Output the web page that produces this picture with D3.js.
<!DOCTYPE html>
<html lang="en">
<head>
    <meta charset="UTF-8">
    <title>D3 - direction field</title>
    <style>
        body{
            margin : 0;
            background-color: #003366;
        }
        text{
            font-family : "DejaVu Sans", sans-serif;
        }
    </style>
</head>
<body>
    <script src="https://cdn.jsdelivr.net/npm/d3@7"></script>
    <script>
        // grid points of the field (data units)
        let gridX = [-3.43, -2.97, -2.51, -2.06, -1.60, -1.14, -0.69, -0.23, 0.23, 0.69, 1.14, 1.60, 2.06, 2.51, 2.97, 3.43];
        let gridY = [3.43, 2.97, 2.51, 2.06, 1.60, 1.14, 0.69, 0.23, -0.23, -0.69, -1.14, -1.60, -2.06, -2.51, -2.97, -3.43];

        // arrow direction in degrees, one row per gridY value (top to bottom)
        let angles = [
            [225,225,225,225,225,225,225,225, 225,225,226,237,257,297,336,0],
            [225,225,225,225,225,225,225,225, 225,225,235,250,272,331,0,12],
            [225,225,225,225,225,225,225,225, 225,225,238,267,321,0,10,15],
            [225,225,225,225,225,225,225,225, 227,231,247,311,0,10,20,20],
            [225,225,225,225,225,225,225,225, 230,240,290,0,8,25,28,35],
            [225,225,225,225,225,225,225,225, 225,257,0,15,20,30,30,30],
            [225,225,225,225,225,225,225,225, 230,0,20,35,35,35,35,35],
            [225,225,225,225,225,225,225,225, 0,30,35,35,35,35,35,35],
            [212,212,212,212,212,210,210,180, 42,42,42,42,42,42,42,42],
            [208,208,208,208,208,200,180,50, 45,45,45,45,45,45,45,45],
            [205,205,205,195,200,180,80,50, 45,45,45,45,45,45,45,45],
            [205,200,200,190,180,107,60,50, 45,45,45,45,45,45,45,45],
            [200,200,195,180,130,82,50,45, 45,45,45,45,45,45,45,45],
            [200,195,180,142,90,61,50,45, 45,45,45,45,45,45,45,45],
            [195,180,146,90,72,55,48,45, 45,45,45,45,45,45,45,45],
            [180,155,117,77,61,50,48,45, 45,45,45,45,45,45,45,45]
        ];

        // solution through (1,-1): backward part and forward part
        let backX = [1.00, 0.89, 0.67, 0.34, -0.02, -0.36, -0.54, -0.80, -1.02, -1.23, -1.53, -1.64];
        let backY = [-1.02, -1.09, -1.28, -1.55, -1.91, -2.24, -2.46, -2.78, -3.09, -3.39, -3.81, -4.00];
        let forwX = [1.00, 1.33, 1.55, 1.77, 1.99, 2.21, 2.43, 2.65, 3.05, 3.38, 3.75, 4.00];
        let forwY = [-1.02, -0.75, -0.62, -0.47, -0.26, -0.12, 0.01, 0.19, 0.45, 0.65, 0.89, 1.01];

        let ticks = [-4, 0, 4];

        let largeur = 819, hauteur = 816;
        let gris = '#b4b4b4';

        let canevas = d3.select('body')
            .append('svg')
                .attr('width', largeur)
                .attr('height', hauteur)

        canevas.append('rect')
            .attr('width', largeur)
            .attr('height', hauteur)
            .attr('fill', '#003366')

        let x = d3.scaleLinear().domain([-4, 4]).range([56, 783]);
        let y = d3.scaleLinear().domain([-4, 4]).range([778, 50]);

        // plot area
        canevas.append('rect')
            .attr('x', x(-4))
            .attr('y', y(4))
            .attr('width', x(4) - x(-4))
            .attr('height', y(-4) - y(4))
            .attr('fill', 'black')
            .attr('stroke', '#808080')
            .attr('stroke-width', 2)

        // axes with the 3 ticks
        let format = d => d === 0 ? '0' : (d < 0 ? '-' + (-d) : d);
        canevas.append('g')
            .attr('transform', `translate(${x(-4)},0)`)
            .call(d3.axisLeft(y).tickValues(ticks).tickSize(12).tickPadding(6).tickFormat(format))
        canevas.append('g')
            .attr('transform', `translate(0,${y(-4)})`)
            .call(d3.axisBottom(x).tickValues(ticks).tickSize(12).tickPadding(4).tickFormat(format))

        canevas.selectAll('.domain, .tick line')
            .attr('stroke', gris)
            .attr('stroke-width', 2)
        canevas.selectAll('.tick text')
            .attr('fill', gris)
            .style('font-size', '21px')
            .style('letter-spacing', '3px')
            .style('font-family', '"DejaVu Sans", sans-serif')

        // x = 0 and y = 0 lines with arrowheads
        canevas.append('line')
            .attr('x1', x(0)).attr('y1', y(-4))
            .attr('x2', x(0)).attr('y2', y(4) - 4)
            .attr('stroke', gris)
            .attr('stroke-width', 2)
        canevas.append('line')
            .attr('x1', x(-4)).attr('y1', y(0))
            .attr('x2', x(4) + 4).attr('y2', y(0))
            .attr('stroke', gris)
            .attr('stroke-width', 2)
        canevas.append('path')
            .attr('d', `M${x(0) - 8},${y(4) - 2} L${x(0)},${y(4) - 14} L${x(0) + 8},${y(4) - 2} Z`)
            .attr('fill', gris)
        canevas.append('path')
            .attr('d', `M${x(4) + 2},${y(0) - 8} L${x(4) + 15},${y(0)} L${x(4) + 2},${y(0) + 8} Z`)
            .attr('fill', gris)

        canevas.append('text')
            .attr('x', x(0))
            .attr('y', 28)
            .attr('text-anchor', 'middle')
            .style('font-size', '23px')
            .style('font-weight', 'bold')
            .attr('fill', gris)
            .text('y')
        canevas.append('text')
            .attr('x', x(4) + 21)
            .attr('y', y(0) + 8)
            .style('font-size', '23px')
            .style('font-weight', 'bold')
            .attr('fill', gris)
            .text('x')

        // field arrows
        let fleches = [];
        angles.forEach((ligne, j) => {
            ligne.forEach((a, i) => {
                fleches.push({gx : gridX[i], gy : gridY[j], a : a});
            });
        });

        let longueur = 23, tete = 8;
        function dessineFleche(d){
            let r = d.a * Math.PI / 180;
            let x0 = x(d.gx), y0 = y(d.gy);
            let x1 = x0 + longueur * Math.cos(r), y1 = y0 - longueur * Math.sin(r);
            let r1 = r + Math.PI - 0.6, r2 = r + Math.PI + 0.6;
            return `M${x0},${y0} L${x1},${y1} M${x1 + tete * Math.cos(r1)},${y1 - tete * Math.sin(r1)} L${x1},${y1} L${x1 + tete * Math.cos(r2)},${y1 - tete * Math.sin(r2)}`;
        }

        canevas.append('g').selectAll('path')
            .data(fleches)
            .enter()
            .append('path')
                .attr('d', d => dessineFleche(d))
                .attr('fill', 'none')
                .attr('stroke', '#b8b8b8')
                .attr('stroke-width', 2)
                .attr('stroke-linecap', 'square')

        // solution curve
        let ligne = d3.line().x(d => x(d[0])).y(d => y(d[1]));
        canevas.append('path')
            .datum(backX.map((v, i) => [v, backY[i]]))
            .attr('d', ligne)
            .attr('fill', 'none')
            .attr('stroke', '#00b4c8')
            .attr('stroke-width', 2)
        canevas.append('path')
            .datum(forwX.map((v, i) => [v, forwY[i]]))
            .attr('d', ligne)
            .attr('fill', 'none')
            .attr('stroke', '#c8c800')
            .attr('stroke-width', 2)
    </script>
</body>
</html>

■ ■ ■ ■ ■ ■ ■

◆ **EXERCISE AIM**: Quote the data in full, keeping each word unchanged.

◆ **OUTPUT OF THE EXERCISE**:
Output the web page that produces this picture with D3.js.
<!DOCTYPE html>
<html lang="en">
<head>
    <meta charset="UTF-8">
    <title>D3 - direction field</title>
    <style>
        body{
            margin : 0;
            background-color: #003366;
        }
        text{
            font-family : "DejaVu Sans", sans-serif;
        }
    </style>
</head>
<body>
    <script src="https://cdn.jsdelivr.net/npm/d3@7"></script>
    <script>
        // grid points of the field (data units)
        let gridX = [-3.43, -2.97, -2.51, -2.06, -1.60, -1.14, -0.69, -0.23, 0.23, 0.69, 1.14, 1.60, 2.06, 2.51, 2.97, 3.43];
        let gridY = [3.43, 2.97, 2.51, 2.06, 1.60, 1.14, 0.69, 0.23, -0.23, -0.69, -1.14, -1.60, -2.06, -2.51, -2.97, -3.43];

        // arrow direction in degrees, one row per gridY value (top to bottom)
        let angles = [
            [225,225,225,225,225,225,225,225, 225,225,226,237,257,297,336,0],
            [225,225,225,225,225,225,225,225, 225,225,235,250,272,331,0,12],
            [225,225,225,225,225,225,225,225, 225,225,238,267,321,0,10,15],
            [225,225,225,225,225,225,225,225, 227,231,247,311,0,10,20,20],
            [225,225,225,225,225,225,225,225, 230,240,290,0,8,25,28,35],
            [225,225,225,225,225,225,225,225, 225,257,0,15,20,30,30,30],
            [225,225,225,225,225,225,225,225, 230,0,20,35,35,35,35,35],
            [225,225,225,225,225,225,225,225, 0,30,35,35,35,35,35,35],
            [212,212,212,212,212,210,210,180, 42,42,42,42,42,42,42,42],
            [208,208,208,208,208,200,180,50, 45,45,45,45,45,45,45,45],
            [205,205,205,195,200,180,80,50, 45,45,45,45,45,45,45,45],
            [205,200,200,190,180,107,60,50, 45,45,45,45,45,45,45,45],
            [200,200,195,180,130,82,50,45, 45,45,45,45,45,45,45,45],
            [200,195,180,142,90,61,50,45, 45,45,45,45,45,45,45,45],
            [195,180,146,90,72,55,48,45, 45,45,45,45,45,45,45,45],
            [180,155,117,77,61,50,48,45, 45,45,45,45,45,45,45,45]
        ];

        // solution through (1,-1): backward part and forward part
        let backX = [1.00, 0.89, 0.67, 0.34, -0.02, -0.36, -0.54, -0.80, -1.02, -1.23, -1.53, -1.64];
        let backY = [-1.02, -1.09, -1.28, -1.55, -1.91, -2.24, -2.46, -2.78, -3.09, -3.39, -3.81, -4.00];
        let forwX = [1.00, 1.33, 1.55, 1.77, 1.99, 2.21, 2.43, 2.65, 3.05, 3.38, 3.75, 4.00];
        let forwY = [-1.02, -0.75, -0.62, -0.47, -0.26, -0.12, 0.01, 0.19, 0.45, 0.65, 0.89, 1.01];

        let ticks = [-4, 0, 4];

        let largeur = 819, hauteur = 816;
        let gris = '#b4b4b4';

        let canevas = d3.select('body')
            .append('svg')
                .attr('width', largeur)
                .attr('height', hauteur)

        canevas.append('rect')
            .attr('width', largeur)
            .attr('height', hauteur)
            .attr('fill', '#003366')

        let x = d3.scaleLinear().domain([-4, 4]).range([56, 783]);
        let y = d3.scaleLinear().domain([-4, 4]).range([778, 50]);

        // plot area
        canevas.append('rect')
            .attr('x', x(-4))
            .attr('y', y(4))
            .attr('width', x(4) - x(-4))
            .attr('height', y(-4) - y(4))
            .attr('fill', 'black')
            .attr('stroke', '#808080')
            .attr('stroke-width', 2)

        // axes with the 3 ticks
        let format = d => d === 0 ? '0' : (d < 0 ? '-' + (-d) : d);
        canevas.append('g')
            .attr('transform', `translate(${x(-4)},0)`)
            .call(d3.axisLeft(y).tickValues(ticks).tickSize(12).tickPadding(6).tickFormat(format))
        canevas.append('g')
            .attr('transform', `translate(0,${y(-4)})`)
            .call(d3.axisBottom(x).tickValues(ticks).tickSize(12).tickPadding(4).tickFormat(format))

        canevas.selectAll('.domain, .tick line')
            .attr('stroke', gris)
            .attr('stroke-width', 2)
        canevas.selectAll('.tick text')
            .attr('fill', gris)
            .style('font-size', '21px')
            .style('letter-spacing', '3px')
            .style('font-family', '"DejaVu Sans", sans-serif')

        // x = 0 and y = 0 lines with arrowheads
        canevas.append('line')
            .attr('x1', x(0)).attr('y1', y(-4))
            .attr('x2', x(0)).attr('y2', y(4) - 4)
            .attr('stroke', gris)
            .attr('stroke-width', 2)
        canevas.append('line')
            .attr('x1', x(-4)).attr('y1', y(0))
            .attr('x2', x(4) + 4).attr('y2', y(0))
            .attr('stroke', gris)
            .attr('stroke-width', 2)
        canevas.append('path')
            .attr('d', `M${x(0) - 8},${y(4) - 2} L${x(0)},${y(4) - 14} L${x(0) + 8},${y(4) - 2} Z`)
            .attr('fill', gris)
        canevas.append('path')
            .attr('d', `M${x(4) + 2},${y(0) - 8} L${x(4) + 15},${y(0)} L${x(4) + 2},${y(0) + 8} Z`)
            .attr('fill', gris)

        canevas.append('text')
            .attr('x', x(0))
            .attr('y', 28)
            .attr('text-anchor', 'middle')
            .style('font-size', '23px')
            .style('font-weight', 'bold')
            .attr('fill', gris)
            .text('y')
        canevas.append('text')
            .attr('x', x(4) + 21)
            .attr('y', y(0) + 8)
            .style('font-size', '23px')
            .style('font-weight', 'bold')
            .attr('fill', gris)
            .text('x')

        // field arrows
        let fleches = [];
        angles.forEach((ligne, j) => {
            ligne.forEach((a, i) => {
                fleches.push({gx : gridX[i], gy : gridY[j], a : a});
            });
        });

        let longueur = 23, tete = 8;
        function dessineFleche(d){
            let r = d.a * Math.PI / 180;
            let x0 = x(d.gx), y0 = y(d.gy);
            let x1 = x0 + longueur * Math.cos(r), y1 = y0 - longueur * Math.sin(r);
            let r1 = r + Math.PI - 0.6, r2 = r + Math.PI + 0.6;
            return `M${x0},${y0} L${x1},${y1} M${x1 + tete * Math.cos(r1)},${y1 - tete * Math.sin(r1)} L${x1},${y1} L${x1 + tete * Math.cos(r2)},${y1 - tete * Math.sin(r2)}`;
        }

        canevas.append('g').selectAll('path')
            .data(fleches)
            .enter()
            .append('path')
                .attr('d', d => dessineFleche(d))
                .attr('fill', 'none')
                .attr('stroke', '#b8b8b8')
                .attr('stroke-width', 2)
                .attr('stroke-linecap', 'square')

        // solution curve
        let ligne = d3.line().x(d => x(d[0])).y(d => y(d[1]));
        canevas.append('path')
            .datum(backX.map((v, i) => [v, backY[i]]))
            .attr('d', ligne)
            .attr('fill', 'none')
            .attr('stroke', '#00b4c8')
            .attr('stroke-width', 2)
        canevas.append('path')
            .datum(forwX.map((v, i) => [v, forwY[i]]))
            .attr('d', ligne)
            .attr('fill', 'none')
            .attr('stroke', '#c8c800')
            .attr('stroke-width', 2)
    </script>
</body>
</html>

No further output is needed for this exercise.